++++ STORED ROWS ++++

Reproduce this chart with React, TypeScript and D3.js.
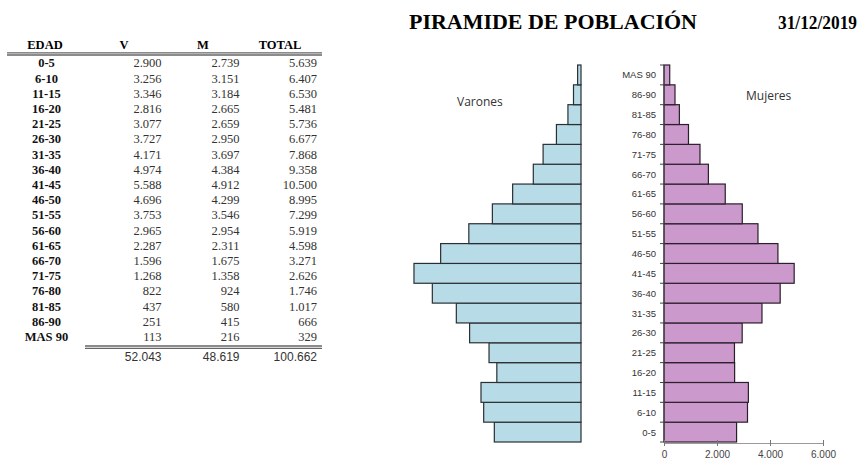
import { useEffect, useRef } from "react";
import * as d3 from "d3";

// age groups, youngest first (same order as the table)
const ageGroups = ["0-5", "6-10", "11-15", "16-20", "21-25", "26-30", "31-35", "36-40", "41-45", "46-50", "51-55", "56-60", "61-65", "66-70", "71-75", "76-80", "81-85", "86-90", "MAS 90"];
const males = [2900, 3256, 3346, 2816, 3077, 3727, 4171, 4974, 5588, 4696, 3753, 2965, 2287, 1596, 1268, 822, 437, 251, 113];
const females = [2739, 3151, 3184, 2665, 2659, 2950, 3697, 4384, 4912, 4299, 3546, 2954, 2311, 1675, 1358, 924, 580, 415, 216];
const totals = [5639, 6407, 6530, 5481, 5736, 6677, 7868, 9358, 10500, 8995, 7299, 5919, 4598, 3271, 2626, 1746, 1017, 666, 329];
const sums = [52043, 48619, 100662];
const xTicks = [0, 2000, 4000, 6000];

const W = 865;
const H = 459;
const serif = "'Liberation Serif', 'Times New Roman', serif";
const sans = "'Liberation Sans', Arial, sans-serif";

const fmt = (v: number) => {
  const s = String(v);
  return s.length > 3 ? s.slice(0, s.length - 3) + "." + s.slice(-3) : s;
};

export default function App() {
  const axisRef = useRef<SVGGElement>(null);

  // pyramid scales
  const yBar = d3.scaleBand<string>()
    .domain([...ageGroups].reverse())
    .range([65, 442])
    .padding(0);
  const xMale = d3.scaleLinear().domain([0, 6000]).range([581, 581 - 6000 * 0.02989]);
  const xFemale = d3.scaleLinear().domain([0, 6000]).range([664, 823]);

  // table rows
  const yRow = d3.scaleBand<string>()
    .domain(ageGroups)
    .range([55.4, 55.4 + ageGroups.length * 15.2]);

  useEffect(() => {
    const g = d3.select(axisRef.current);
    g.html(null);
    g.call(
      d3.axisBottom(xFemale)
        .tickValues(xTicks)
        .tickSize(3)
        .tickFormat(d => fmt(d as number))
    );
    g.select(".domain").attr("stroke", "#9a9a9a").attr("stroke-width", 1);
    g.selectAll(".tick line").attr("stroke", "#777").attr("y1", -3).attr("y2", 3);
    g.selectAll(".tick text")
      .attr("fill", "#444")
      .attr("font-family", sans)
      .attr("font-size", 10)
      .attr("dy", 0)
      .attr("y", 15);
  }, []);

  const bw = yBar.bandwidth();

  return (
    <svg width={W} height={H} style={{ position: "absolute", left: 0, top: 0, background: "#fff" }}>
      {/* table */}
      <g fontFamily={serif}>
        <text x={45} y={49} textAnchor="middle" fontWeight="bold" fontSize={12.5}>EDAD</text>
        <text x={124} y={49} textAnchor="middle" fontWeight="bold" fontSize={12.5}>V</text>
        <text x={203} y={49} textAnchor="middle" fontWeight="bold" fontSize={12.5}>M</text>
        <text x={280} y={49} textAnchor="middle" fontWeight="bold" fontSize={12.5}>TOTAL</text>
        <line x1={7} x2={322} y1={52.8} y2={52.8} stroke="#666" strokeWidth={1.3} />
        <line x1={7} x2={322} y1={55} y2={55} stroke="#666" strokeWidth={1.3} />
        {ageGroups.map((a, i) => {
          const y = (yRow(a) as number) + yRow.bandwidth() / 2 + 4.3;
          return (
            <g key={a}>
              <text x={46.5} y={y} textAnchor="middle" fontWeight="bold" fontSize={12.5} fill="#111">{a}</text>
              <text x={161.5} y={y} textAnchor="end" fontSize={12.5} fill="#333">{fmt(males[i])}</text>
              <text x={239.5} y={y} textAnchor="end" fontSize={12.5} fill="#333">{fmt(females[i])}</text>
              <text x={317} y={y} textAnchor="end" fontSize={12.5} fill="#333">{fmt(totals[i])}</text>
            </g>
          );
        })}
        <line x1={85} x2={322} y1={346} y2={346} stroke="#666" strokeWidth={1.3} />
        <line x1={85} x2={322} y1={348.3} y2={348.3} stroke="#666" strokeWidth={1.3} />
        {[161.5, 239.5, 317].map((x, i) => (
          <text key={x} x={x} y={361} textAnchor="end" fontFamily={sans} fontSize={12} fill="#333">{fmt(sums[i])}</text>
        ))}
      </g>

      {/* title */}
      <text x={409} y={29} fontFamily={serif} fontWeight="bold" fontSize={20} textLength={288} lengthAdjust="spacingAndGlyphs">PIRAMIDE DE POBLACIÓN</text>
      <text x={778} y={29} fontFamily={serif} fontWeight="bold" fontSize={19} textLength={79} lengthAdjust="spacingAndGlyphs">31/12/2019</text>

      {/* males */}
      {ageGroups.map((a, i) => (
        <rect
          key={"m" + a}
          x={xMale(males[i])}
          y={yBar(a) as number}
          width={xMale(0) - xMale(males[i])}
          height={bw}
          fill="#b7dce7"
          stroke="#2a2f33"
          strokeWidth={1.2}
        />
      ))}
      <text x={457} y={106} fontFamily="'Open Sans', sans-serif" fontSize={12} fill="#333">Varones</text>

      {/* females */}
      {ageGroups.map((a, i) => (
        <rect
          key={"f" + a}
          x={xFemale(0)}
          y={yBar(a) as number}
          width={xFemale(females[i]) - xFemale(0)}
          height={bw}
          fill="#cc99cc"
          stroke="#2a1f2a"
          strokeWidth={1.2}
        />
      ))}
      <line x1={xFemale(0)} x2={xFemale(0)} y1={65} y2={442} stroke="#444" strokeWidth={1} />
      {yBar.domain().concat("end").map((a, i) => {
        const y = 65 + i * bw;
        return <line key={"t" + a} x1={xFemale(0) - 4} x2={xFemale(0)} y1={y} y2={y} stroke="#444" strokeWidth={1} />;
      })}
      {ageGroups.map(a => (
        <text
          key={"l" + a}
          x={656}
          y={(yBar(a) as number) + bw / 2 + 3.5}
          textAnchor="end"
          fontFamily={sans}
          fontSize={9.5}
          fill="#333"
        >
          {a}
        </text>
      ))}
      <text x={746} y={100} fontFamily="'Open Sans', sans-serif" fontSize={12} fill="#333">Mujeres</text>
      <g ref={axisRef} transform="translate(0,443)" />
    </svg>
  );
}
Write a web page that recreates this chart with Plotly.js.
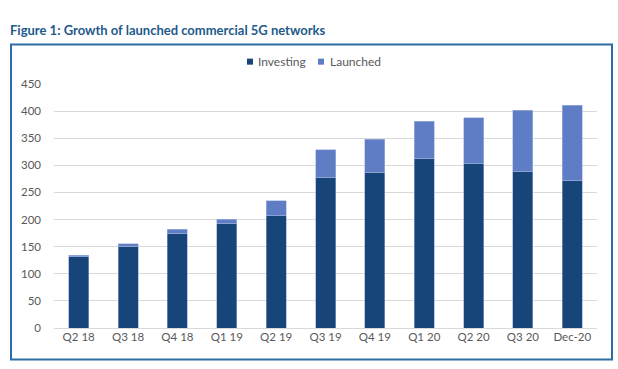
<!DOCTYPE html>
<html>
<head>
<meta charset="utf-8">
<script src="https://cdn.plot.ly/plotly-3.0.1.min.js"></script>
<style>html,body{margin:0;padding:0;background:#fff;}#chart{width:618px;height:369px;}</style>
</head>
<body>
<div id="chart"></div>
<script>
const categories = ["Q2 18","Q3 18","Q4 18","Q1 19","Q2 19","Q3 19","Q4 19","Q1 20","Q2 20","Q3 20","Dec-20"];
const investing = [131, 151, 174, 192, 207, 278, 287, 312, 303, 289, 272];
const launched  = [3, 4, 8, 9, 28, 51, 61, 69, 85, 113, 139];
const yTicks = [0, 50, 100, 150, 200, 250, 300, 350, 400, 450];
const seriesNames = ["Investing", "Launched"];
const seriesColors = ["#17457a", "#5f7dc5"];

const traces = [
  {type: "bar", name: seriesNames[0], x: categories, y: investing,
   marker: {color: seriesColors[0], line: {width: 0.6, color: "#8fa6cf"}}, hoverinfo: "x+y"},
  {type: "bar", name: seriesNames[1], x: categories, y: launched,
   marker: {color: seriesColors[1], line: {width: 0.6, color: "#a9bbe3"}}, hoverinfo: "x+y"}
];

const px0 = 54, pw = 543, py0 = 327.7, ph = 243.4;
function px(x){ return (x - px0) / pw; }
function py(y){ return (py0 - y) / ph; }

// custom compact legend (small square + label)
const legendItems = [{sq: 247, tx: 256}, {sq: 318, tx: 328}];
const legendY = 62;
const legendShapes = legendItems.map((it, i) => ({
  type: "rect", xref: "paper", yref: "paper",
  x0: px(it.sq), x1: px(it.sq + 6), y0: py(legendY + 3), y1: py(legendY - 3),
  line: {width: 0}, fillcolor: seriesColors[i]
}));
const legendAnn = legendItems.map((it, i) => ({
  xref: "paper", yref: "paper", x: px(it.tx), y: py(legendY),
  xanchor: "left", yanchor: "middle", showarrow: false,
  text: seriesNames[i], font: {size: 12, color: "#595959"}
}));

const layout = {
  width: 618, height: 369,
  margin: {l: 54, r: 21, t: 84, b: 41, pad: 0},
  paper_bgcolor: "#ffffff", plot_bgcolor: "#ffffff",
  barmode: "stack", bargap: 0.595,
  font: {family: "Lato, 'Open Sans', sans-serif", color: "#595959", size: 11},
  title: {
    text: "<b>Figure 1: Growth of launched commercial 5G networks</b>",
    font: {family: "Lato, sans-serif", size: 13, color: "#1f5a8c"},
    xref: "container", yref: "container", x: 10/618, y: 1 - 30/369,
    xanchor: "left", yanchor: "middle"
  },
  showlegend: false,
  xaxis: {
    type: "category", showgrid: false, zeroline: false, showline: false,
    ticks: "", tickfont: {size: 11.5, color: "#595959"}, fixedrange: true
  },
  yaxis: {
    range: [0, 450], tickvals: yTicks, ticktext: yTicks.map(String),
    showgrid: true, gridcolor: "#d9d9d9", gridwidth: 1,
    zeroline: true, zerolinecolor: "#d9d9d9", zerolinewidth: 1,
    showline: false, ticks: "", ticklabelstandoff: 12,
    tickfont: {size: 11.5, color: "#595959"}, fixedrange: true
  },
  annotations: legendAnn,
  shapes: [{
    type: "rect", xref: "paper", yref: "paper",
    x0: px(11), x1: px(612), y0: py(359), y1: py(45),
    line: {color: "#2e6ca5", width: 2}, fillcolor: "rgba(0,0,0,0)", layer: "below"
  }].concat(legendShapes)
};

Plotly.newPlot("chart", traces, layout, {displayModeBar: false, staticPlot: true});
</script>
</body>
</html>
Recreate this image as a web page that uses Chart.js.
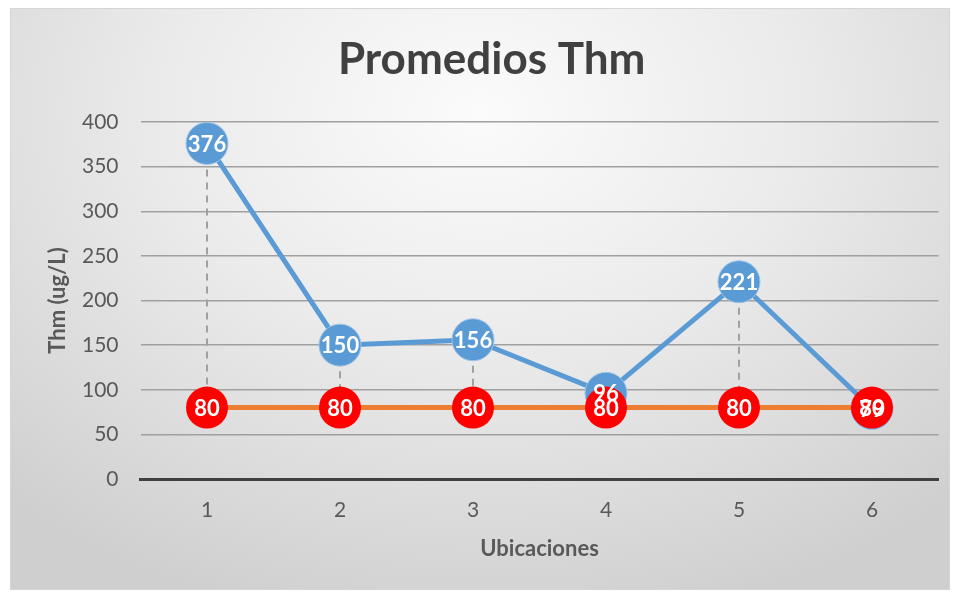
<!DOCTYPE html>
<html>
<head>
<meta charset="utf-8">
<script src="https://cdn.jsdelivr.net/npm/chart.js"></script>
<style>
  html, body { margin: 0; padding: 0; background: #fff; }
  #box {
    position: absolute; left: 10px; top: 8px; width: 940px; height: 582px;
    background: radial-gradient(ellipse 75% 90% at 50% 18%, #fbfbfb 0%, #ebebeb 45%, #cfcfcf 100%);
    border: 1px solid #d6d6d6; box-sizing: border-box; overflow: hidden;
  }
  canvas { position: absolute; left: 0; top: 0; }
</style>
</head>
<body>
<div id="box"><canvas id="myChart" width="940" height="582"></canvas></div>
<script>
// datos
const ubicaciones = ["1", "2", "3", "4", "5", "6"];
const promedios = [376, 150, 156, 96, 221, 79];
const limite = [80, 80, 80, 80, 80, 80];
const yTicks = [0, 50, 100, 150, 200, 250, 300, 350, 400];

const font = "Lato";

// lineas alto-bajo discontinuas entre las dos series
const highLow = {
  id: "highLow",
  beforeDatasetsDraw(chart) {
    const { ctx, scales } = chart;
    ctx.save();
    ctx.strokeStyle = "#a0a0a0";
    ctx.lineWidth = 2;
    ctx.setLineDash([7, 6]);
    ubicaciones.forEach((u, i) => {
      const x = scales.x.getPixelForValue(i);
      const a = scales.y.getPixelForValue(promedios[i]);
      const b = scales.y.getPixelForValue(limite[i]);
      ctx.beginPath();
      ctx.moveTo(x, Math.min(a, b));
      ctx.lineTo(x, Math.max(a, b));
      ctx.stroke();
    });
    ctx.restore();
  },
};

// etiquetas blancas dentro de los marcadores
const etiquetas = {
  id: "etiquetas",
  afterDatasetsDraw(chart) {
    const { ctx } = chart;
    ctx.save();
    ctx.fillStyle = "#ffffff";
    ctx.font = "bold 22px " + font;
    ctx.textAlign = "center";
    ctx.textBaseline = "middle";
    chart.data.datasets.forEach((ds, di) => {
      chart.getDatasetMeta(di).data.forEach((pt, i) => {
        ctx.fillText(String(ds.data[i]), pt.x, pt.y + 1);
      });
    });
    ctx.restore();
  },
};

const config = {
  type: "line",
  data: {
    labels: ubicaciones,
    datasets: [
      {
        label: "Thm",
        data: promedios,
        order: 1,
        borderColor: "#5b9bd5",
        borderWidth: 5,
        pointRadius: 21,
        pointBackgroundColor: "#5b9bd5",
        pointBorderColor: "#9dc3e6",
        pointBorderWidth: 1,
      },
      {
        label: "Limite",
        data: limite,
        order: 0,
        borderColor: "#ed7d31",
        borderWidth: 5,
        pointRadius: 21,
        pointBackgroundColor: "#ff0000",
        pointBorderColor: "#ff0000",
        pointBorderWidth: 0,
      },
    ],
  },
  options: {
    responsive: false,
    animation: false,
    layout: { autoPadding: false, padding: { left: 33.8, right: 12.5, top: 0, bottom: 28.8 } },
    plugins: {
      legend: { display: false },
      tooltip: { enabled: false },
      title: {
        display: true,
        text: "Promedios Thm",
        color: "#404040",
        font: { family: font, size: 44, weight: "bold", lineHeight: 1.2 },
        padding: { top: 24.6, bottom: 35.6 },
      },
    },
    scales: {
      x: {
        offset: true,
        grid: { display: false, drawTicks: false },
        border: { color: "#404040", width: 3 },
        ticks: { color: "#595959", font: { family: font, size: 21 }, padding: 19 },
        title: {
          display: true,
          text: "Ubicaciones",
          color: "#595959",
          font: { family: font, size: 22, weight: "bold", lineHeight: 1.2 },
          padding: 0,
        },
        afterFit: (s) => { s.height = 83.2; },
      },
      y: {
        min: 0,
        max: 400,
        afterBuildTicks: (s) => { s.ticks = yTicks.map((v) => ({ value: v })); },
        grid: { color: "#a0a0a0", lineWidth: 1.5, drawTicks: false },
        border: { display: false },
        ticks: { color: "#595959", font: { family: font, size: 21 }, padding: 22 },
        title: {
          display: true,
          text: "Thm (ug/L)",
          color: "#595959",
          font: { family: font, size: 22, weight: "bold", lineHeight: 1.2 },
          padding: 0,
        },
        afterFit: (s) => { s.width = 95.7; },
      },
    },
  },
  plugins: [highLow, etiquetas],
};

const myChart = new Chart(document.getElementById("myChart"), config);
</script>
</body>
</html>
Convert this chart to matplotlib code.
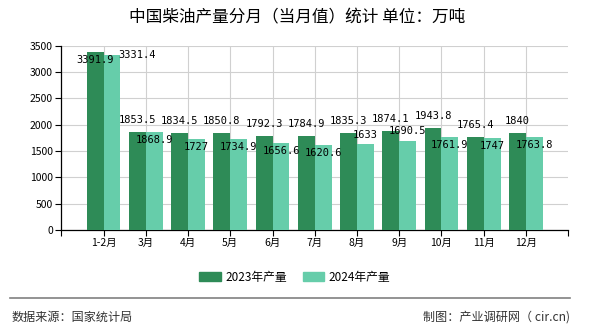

++++

WHAT TO PRODUCE.
Stop after the line containing "ageGroups.length * 15.2]);": copy the records exactly from the first line up to there, leaving pictures out.

RESULT OF THE EXERCISE.
Reproduce this chart with React, TypeScript and D3.js.
import { useEffect, useRef } from "react";
import * as d3 from "d3";

// age groups, youngest first (same order as the table)
const ageGroups = ["0-5", "6-10", "11-15", "16-20", "21-25", "26-30", "31-35", "36-40", "41-45", "46-50", "51-55", "56-60", "61-65", "66-70", "71-75", "76-80", "81-85", "86-90", "MAS 90"];
const males = [2900, 3256, 3346, 2816, 3077, 3727, 4171, 4974, 5588, 4696, 3753, 2965, 2287, 1596, 1268, 822, 437, 251, 113];
const females = [2739, 3151, 3184, 2665, 2659, 2950, 3697, 4384, 4912, 4299, 3546, 2954, 2311, 1675, 1358, 924, 580, 415, 216];
const totals = [5639, 6407, 6530, 5481, 5736, 6677, 7868, 9358, 10500, 8995, 7299, 5919, 4598, 3271, 2626, 1746, 1017, 666, 329];
const sums = [52043, 48619, 100662];
const xTicks = [0, 2000, 4000, 6000];

const W = 865;
const H = 459;
const serif = "'Liberation Serif', 'Times New Roman', serif";
const sans = "'Liberation Sans', Arial, sans-serif";

const fmt = (v: number) => {
  const s = String(v);
  return s.length > 3 ? s.slice(0, s.length - 3) + "." + s.slice(-3) : s;
};

export default function App() {
  const axisRef = useRef<SVGGElement>(null);

  // pyramid scales
  const yBar = d3.scaleBand<string>()
    .domain([...ageGroups].reverse())
    .range([65, 442])
    .padding(0);
  const xMale = d3.scaleLinear().domain([0, 6000]).range([581, 581 - 6000 * 0.02989]);
  const xFemale = d3.scaleLinear().domain([0, 6000]).range([664, 823]);

  // table rows
  const yRow = d3.scaleBand<string>()
    .domain(ageGroups)
    .range([55.4, 55.4 + ageGroups.length * 15.2]);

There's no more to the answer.